Short task:
Determine which lines of the records include the word "that", and copy them.

Data extract:
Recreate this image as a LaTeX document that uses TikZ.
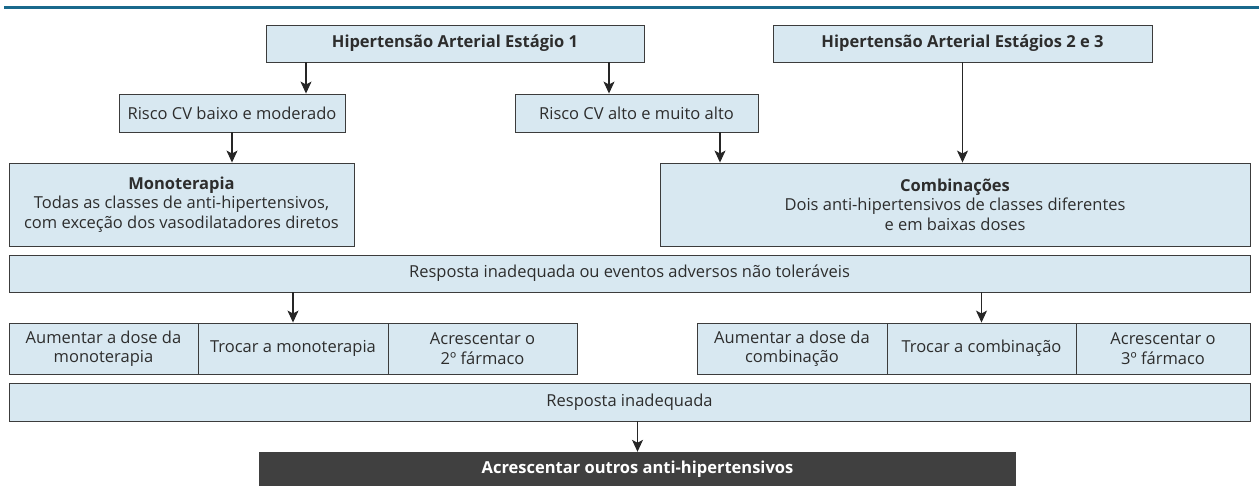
...
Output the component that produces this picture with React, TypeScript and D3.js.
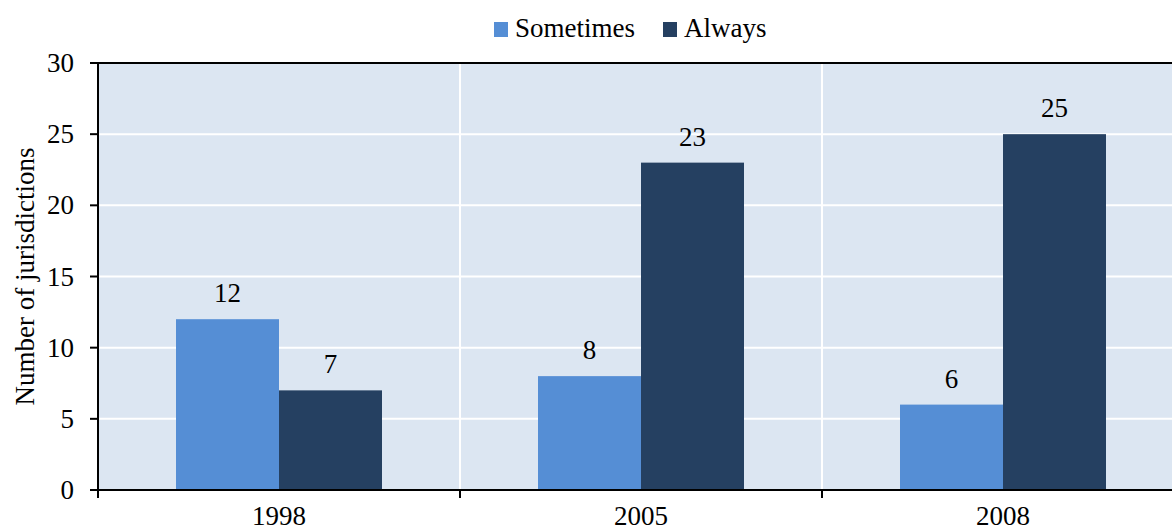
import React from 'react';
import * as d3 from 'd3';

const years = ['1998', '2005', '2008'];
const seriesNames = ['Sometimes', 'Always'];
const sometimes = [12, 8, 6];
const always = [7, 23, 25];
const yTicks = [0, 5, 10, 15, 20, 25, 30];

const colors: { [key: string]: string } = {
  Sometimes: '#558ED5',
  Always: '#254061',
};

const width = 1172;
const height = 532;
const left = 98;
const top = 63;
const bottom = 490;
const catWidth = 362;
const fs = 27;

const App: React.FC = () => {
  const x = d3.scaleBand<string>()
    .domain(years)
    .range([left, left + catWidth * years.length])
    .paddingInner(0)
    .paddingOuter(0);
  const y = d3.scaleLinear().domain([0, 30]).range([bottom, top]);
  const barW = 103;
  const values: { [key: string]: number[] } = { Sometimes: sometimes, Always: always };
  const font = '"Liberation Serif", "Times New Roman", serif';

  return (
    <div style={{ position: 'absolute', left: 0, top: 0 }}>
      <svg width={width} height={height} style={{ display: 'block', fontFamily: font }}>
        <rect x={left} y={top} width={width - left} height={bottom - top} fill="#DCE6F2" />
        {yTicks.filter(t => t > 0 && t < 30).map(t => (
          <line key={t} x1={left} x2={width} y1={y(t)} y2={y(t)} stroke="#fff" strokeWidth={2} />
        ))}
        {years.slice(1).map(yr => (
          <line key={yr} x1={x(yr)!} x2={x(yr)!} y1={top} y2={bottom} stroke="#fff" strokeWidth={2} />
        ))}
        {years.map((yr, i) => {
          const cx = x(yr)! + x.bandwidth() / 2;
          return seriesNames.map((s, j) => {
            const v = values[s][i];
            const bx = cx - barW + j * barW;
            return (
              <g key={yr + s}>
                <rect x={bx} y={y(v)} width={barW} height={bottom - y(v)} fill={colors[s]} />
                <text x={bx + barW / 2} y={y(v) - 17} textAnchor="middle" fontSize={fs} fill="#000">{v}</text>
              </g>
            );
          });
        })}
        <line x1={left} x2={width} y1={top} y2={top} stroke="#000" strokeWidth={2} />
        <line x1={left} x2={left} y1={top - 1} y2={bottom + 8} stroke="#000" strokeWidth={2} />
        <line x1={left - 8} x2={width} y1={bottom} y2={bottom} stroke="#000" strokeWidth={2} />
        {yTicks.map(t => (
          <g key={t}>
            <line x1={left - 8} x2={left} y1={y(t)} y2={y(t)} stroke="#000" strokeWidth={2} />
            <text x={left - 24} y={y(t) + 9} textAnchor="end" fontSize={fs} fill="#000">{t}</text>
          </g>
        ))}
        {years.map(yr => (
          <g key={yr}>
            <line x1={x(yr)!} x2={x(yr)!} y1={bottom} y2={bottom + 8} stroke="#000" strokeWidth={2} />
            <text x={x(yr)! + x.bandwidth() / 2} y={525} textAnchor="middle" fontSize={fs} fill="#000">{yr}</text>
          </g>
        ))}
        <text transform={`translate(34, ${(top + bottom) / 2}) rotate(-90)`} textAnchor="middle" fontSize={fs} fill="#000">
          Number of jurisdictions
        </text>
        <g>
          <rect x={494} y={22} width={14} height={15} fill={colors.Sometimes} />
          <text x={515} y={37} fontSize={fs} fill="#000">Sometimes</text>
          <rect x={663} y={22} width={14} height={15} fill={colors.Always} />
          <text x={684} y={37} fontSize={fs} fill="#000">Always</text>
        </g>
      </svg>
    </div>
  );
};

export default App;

Finished answer:
Recreate this image as a LaTeX document that uses TikZ.
Output the component that produces this picture with React, TypeScript and D3.js.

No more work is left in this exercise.